Lawyer to city: Keep info secret

May 9, 2019

KANKAKEE — Kankakee’s city attorney this week warned aldermen against speaking publicly about what they discuss behind the City Council’s closed doors.

The attorney, Mike McGrath, even suggested that an official who reveals closed-session matters is in violation of the state’s open meetings law — an assertion that the attorney general’s office appears to contradict.

At Monday’s City Council meeting, McGrath read a statement in response to Alderman Dave Crawford’s recent interview with the Daily Journal about a closed session on union negotiations.

McGrath said Crawford, R-3, divulged items that were discussed in a closed session last month about the city’s contract with a union that represents code enforcement officers and other city employees.

In the interview, Crawford said he opposed an idea discussed in negotiations to remove a certification requirement for code officers.

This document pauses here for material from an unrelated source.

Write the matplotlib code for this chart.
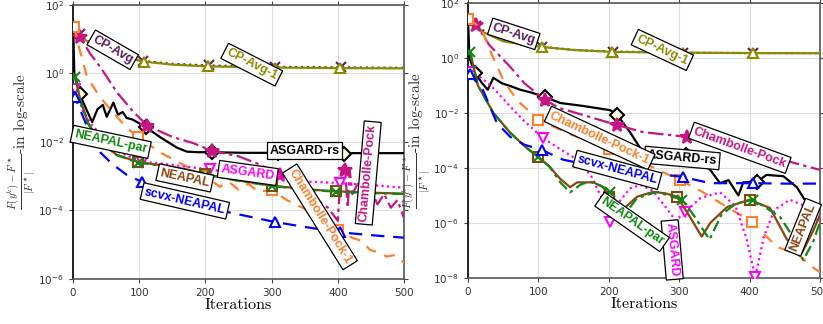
import numpy as np
import matplotlib
matplotlib.use("Agg")
import matplotlib.pyplot as plt

# ---------------- left panel data (iteration, relative objective gap) ----------------
L_cpavg_it = [0, 10, 30, 60, 105, 150, 205, 305, 405, 500]
L_cpavg_val = [30, 14, 6.5, 3.6, 2.3, 1.9, 1.7, 1.55, 1.5, 1.45]
L_cpavg_mk = [10, 105, 205, 305, 405]

L_cpavg1_it = [0, 2, 20, 50, 107, 150, 204, 305, 404, 500]
L_cpavg1_val = [30, 21, 9, 4, 2.2, 1.8, 1.6, 1.48, 1.42, 1.4]
L_cpavg1_mk = [2, 107, 204, 305, 404]

L_asgrs_it = [0, 2, 10, 20, 29, 37, 45, 51, 61, 68, 75, 81, 90, 110, 131, 157, 172, 190,
              210, 260, 310, 360, 400, 410, 420, 500]
L_asgrs_val = [35, 1.0, 0.25, 0.09, 0.038, 0.09, 0.12, 0.054, 0.14, 0.062, 0.075, 0.05, 0.045,
               0.027, 0.014, 0.0068, 0.0052, 0.005, 0.005, 0.0048, 0.0048, 0.0048, 0.0047,
               0.0044, 0.0047, 0.0047]
L_asgrs_mk = [10, 110, 210, 310, 410]

L_cp_it = [0, 11, 25, 41, 67, 90, 112, 150, 181, 210, 250, 282, 313, 340, 362, 385, 400, 404,
           408, 411, 415, 418, 422, 430, 440, 450, 460, 470, 480, 490, 500]
L_cp_val = [30, 11.6, 4, 1.55, 0.27, 0.08, 0.03, 0.014, 0.0093, 0.0055, 0.0038, 0.0022, 0.0011,
            6e-4, 2.5e-4, 1.2e-4, 5e-5, 1e-3, 2e-3, 1.5e-3, 1.2e-4, 1.5e-3, 3e-4, 6e-4, 2e-4,
            4e-4, 1.5e-4, 3e-4, 1.2e-4, 2e-4, 6e-5]
L_cp_mk = [11, 112, 210, 313, 411]

L_cp1_it = [0, 2, 10, 21, 41, 61, 82, 98, 131, 172, 200, 222, 235, 250, 265, 280, 300, 323,
            343, 360, 375, 390, 401, 418, 435, 449, 462, 474, 486, 500]
L_cp1_val = [22, 22, 5, 0.8, 0.2, 0.07, 0.025, 0.014, 5e-3, 1.9e-3, 1e-3, 4.9e-4, 7e-4, 4e-4,
             6e-4, 3.5e-4, 4e-4, 2e-4, 1.3e-4, 9e-5, 6e-5, 4e-5, 2.7e-5, 1.7e-5, 1.3e-5, 7e-6,
             6e-6, 4.5e-6, 5e-6, 3e-6]
L_cp1_mk = [2, 98, 200, 300, 401]

L_asg_it = [0, 3, 15, 29, 48, 70, 104, 131, 160, 192, 207, 250, 305, 350, 403, 450, 500]
L_asg_val = [0.5, 0.35, 0.08, 0.031, 0.0115, 5e-3, 2.6e-3, 2.4e-3, 2e-3, 1.7e-3, 1.6e-3,
             1.1e-3, 8e-4, 7e-4, 6.3e-4, 5.5e-4, 4.6e-4]
L_asg_mk = [3, 104, 207, 305, 403]

L_neapal_it = [0, 3, 11, 23, 41, 66, 98, 131, 170, 200, 250, 300, 350, 398, 450, 500]
L_neapal_val = [1.0, 0.8, 0.17, 0.035, 0.01, 4.2e-3, 2.6e-3, 2.1e-3, 1.6e-3, 1.15e-3, 7.5e-4,
                5.3e-4, 4.2e-4, 3.6e-4, 3.3e-4, 3.1e-4]
L_neapal_mk = [98, 200, 300, 398]

L_par_it = [0, 3, 11, 23, 41, 66, 98, 131, 170, 200, 250, 300, 350, 398, 450, 500]
L_par_val = [0.9, 0.8, 0.16, 0.033, 0.0098, 4.1e-3, 2.5e-3, 2.05e-3, 1.55e-3, 1.1e-3, 7.3e-4,
             5.2e-4, 4.1e-4, 3.5e-4, 3.2e-4, 3.0e-4]
L_par_mk = [3, 98, 200, 300, 398]

L_scvx_it = [0, 3, 11, 30, 41, 60, 81, 104, 130, 160, 192, 204, 222, 260, 305, 350, 403, 450, 500]
L_scvx_val = [0.3, 0.2, 0.085, 0.011, 5e-3, 2.2e-3, 1.1e-3, 6.8e-4, 3.5e-4, 2e-4, 1.3e-4,
              1.15e-4, 1e-4, 7e-5, 4.6e-5, 3.3e-5, 2.3e-5, 1.9e-5, 1.6e-5]
L_scvx_mk = [3, 104, 204, 305, 403]

# ---------------- right panel data ----------------
R_cpavg_it = [0, 12, 30, 60, 105, 150, 206, 305, 405, 500]
R_cpavg_val = [25, 15, 7, 3.8, 2.5, 1.95, 1.7, 1.55, 1.5, 1.5]
R_cpavg_mk = [12, 105, 206, 305, 405]

R_cpavg1_it = [0, 5, 20, 50, 105, 150, 205, 305, 405, 500]
R_cpavg1_val = [30, 24, 9, 4, 2.5, 1.95, 1.66, 1.55, 1.5, 1.48]
R_cpavg1_mk = [5, 105, 205, 305, 405]

R_asgrs_it = [0, 2, 10, 20, 28, 36, 48, 60, 74, 90, 109, 131, 163, 202, 212, 230, 249, 280,
              310, 320, 344, 358, 370, 384, 391, 410, 424, 448, 467, 481, 500]
R_asgrs_val = [25, 1.0, 0.28, 0.12, 0.07, 0.19, 0.12, 0.095, 0.07, 0.055, 0.038, 0.023, 0.018,
               0.0126, 8.5e-3, 2e-3, 3.5e-4, 3e-4, 2.9e-4, 2.9e-4, 8.5e-5, 2.8e-5, 3.6e-5,
               1e-5, 3e-5, 3.1e-5, 5.6e-5, 5e-5, 2e-5, 5.4e-6, 4e-6]
R_asgrs_mk = [10, 109, 212, 310, 410]

R_cp_it = [0, 12, 30, 60, 80, 109, 130, 163, 212, 249, 311, 360, 411, 460, 500]
R_cp_val = [30, 16, 3, 0.47, 0.12, 0.03, 0.015, 8.5e-3, 3.6e-3, 2e-3, 1.35e-3, 7e-4, 3.5e-4,
            1.6e-4, 8.5e-5]
R_cp_mk = [12, 109, 212, 311, 411]

R_cp1_it = [0, 10, 20, 31, 50, 69, 100, 150, 200, 250, 301, 330, 358, 380, 403, 420, 439, 453,
            467, 485, 500]
R_cp1_val = [26, 18, 10, 1.9, 0.16, 0.03, 5.6e-3, 1.5e-3, 5e-4, 1.5e-4, 3.6e-5, 1.5e-5, 5.4e-6,
             2.5e-6, 1.1e-6, 4e-7, 1.35e-7, 1e-7, 8e-8, 3e-8, 1.6e-8]
R_cp1_mk = [0, 100, 200, 301, 403]

R_asg_it = [0, 3, 20, 36, 60, 80, 107, 130, 155, 175, 190, 202, 215, 230, 245, 262, 280, 295,
            308, 330, 358, 380, 395, 408, 420, 435, 457, 480, 500]
R_asg_val = [0.5, 0.31, 0.18, 0.08, 0.017, 5e-3, 1.2e-3, 5e-4, 2e-4, 5e-5, 8e-6, 1.1e-6, 6e-6,
             1.8e-5, 2.4e-5, 1.5e-5, 4e-6, 1.2e-6, 2.5e-6, 8e-6, 1.3e-5, 4e-6, 3e-7, 1.1e-8,
             3e-7, 3e-6, 7e-6, 4e-6, 1e-6]
R_asg_mk = [3, 107, 202, 308, 408]

R_neapal_it = [0, 3, 14, 36, 60, 83, 100, 116, 131, 145, 155, 178, 192, 200, 216, 240, 263, 280,
               297, 315, 332, 344, 368, 400, 429, 453, 474, 490, 500]
R_neapal_val = [1.66, 1.6, 0.1, 0.01, 1.9e-3, 5.4e-4, 2.5e-4, 1.1e-4, 4e-5, 2e-5, 3e-5, 3e-5,
                2e-5, 9e-6, 2.5e-6, 9e-6, 1.35e-5, 1.2e-5, 9e-6, 1.7e-6, 3.2e-7, 1e-6, 3.8e-6,
                7e-6, 3.5e-6, 2.5e-7, 8e-8, 5e-7, 2e-6]
R_neapal_mk = [100, 200, 297, 400]

R_par_it = [0, 3, 14, 36, 60, 83, 100, 116, 131, 145, 160, 173, 190, 202, 215, 225, 240, 268,
            304, 320, 343, 360, 380, 405, 443, 462, 476, 490, 500]
R_par_val = [1.66, 1.66, 0.1, 0.01, 1.9e-3, 5.4e-4, 2.5e-4, 1.1e-4, 3e-5, 1.3e-5, 2.5e-5, 3.2e-5,
             2.2e-5, 1.3e-5, 4e-6, 2.5e-6, 8e-6, 1.35e-5, 7e-6, 2e-6, 2.5e-7, 2e-6, 5e-6, 7e-6,
             1.7e-6, 3e-7, 4.5e-8, 2e-7, 1.1e-6]
R_par_mk = [3, 100, 202, 304, 405]

R_scvx_it = [0, 3, 21, 41, 60, 80, 105, 135, 170, 205, 240, 273, 305, 344, 405, 450, 500]
R_scvx_val = [0.3, 0.26, 0.07, 4.3e-3, 1.35e-3, 7e-4, 4.5e-4, 2e-4, 1.3e-4, 1.1e-4, 9e-5, 6e-5,
              4.7e-5, 2.8e-5, 2.8e-5, 2.7e-5, 2.7e-5]
R_scvx_mk = [3, 105, 205, 305, 405]

# label texts
names = ['CP-Avg', 'CP-Avg-1', 'ASGARD-rs', 'Chambolle-Pock', 'Chambolle-Pock-1',
         'ASGARD', 'NEAPAL', 'NEAPAL-par', 'scvx-NEAPAL']

# colours / styles (same order as names)
colors = ['#5c1a5c', '#8b8b00', 'black', '#c71585', '#ff7f2a',
          '#ff00ff', '#8b4513', '#118811', '#0000ff']
styles = [':', '-', '-', (0, (7, 2, 1.5, 2)), (0, (5, 4)),
          (0, (1, 1.5)), '-', (0, (5, 2, 1.5, 2)), (0, (6, 4))]
markers = ['x', '^', 'D', '*', 's', 'v', 's', 'x', '^']
mfaces = ['none', 'white', '#ffffe0', '#c71585', 'white', 'white', 'none', 'none', 'white']

# label placements (iteration, value, rotation) per panel
L_lab = [(60, 4.9, -30), (270, 1.8, -27), (350, 5.5e-3, 0), (446, 1.24e-3, 85),
         (373, 6.5e-5, -58), (264, 1.24e-3, -8), (169, 8.9e-4, -12), (57, 1e-2, -12),
         (169, 1.9e-4, -13)]
R_lab = [(65, 7.5, -18), (276, 1.95, -25), (304, 2.3e-4, -5), (386, 5.4e-4, -20),
         (187, 1.23e-3, -25), (290, 1.05e-7, -85), (476, 7e-7, 68), (233, 1.1e-6, -35),
         (212, 8.5e-5, -15)]


def draw(ax, its, vals, marks, k):
    idx = [its.index(m) for m in marks]
    ms = 10 if markers[k] == '*' else 7.5
    ax.plot(its, vals, color=colors[k], ls=styles[k], lw=1.6,
            marker=markers[k], markevery=idx, ms=ms, mfc=mfaces[k],
            mec=colors[k], mew=1.5, zorder=3)


def setup(ax, ymin, yticks):
    ax.set_yscale('log')
    ax.set_xlim(0, 500)
    ax.set_ylim(ymin, 1e2)
    ax.set_xticks([0, 100, 200, 300, 400, 500])
    ax.set_yticks(yticks)
    ax.minorticks_off()
    ax.grid(True, color='#dddddd', lw=0.8)
    ax.tick_params(labelsize=7.5, labelcolor='#333333', color='#444444',
                   top=True, right=True, length=3)
    for s in ax.spines.values():
        s.set_color('#555555')
        s.set_linewidth(1.2)
    ax.spines['left'].set_color('black')
    ax.set_xlabel('Iterations', fontfamily='cmr10', fontsize=11.5, labelpad=0)
    ax.set_ylabel(r'$\frac{F(y^k)-F^\star}{|F^\star|}$-in log-scale', fontfamily='cmr10',
                  math_fontfamily='cm', fontsize=11, color='#333333', labelpad=1)


def put_labels(ax, lab):
    for k, (x, y, r) in enumerate(lab):
        ax.text(x, y, names[k], color=colors[k], rotation=r, fontsize=9,
                fontfamily='Liberation Sans', fontweight='bold',
                ha='center', va='center', rotation_mode='anchor', zorder=6,
                bbox=dict(boxstyle='square,pad=0.2', fc='white', ec='black', lw=0.9))


fig = plt.figure(figsize=(8.23, 3.24), dpi=100)
axL = fig.add_axes([0.0887, 0.139, 0.4022, 0.846])
axR = fig.add_axes([0.5687, 0.142, 0.4277, 0.849])

left = [(L_cpavg_it, L_cpavg_val, L_cpavg_mk), (L_cpavg1_it, L_cpavg1_val, L_cpavg1_mk),
        (L_asgrs_it, L_asgrs_val, L_asgrs_mk), (L_cp_it, L_cp_val, L_cp_mk),
        (L_cp1_it, L_cp1_val, L_cp1_mk), (L_asg_it, L_asg_val, L_asg_mk),
        (L_neapal_it, L_neapal_val, L_neapal_mk), (L_par_it, L_par_val, L_par_mk),
        (L_scvx_it, L_scvx_val, L_scvx_mk)]
right = [(R_cpavg_it, R_cpavg_val, R_cpavg_mk), (R_cpavg1_it, R_cpavg1_val, R_cpavg1_mk),
         (R_asgrs_it, R_asgrs_val, R_asgrs_mk), (R_cp_it, R_cp_val, R_cp_mk),
         (R_cp1_it, R_cp1_val, R_cp1_mk), (R_asg_it, R_asg_val, R_asg_mk),
         (R_neapal_it, R_neapal_val, R_neapal_mk), (R_par_it, R_par_val, R_par_mk),
         (R_scvx_it, R_scvx_val, R_scvx_mk)]

for k, (i, v, m) in enumerate(left):
    draw(axL, i, v, m, k)
for k, (i, v, m) in enumerate(right):
    draw(axR, i, v, m, k)

setup(axL, 1e-6, [1e2, 1e0, 1e-2, 1e-4, 1e-6])
setup(axR, 1e-8, [1e2, 1e0, 1e-2, 1e-4, 1e-6, 1e-8])
put_labels(axL, L_lab)
put_labels(axR, R_lab)

fig.savefig('out.png', dpi=100)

In his speech, McGrath said city officials wanted transparency in government, but they could legally debate “very important” and “sensitive” topics behind closed doors under exceptions to the Open Meetings Act.

He said public statements about ongoing union negotiations could open the city to labor grievances, lower employee morale and affect future negotiations.

Such statements, he said, could lead “to the detriment of who we are all working for, the citizens who are the taxpayers of the city of Kankakee.”

The consequences for going public with closed-session information, McGrath said, can include a council resolution of censure against an alderman for violating the Open Meetings Act.

The open meetings law allows public bodies to discuss certain topics behind closed doors, but does not bar officials from revealing what was discussed. McGrath cited no law indicating such release of information violates the law.

A 1991 attorney general’s opinion also said state law gives public bodies no power to sanction its members for disclosing information from closed sessions.

“(T)he possibility of imposing sanctions against a member of a public body for disclosing what has occurred at a closed meeting would only serve as an obstacle to the effective enforcement of the (Open Meetings Act), and a shield behind which opponents of open government would hide,” stated the opinion by then-Attorney General Roland Burris.

After McGrath finished his statement to the council, no one commented.

In a later interview, Crawford said he has spoken with others on the council and they figure Mayor Chasity Wells-Armstrong “is trying to scare all the aldermen from speaking, no doubt.”

McGrath and Wells-Armstrong didn’t return messages for comment.

The mayor has said before she relies on advice from McGrath’s law firm when the city makes decisions on open government issues.

In the last year, the city, based on the advice, rejected Daily Journal requests for copies of official city communications with outside vendors. In both cases, after the newspaper filed complaints with the attorney general, the city backed down and provided the records in question.

In another instance, Kankakee denied the Daily Journal’s request for a copy of a federal grand jury subpoena in connection with an investigation into former city official Richard Simms. The Daily Journal sent a letter of protest in response. Shortly after, the city provided the subpoena.

McGrath’s firm, Odelson & Sterk, is based in suburban Evergreen Park.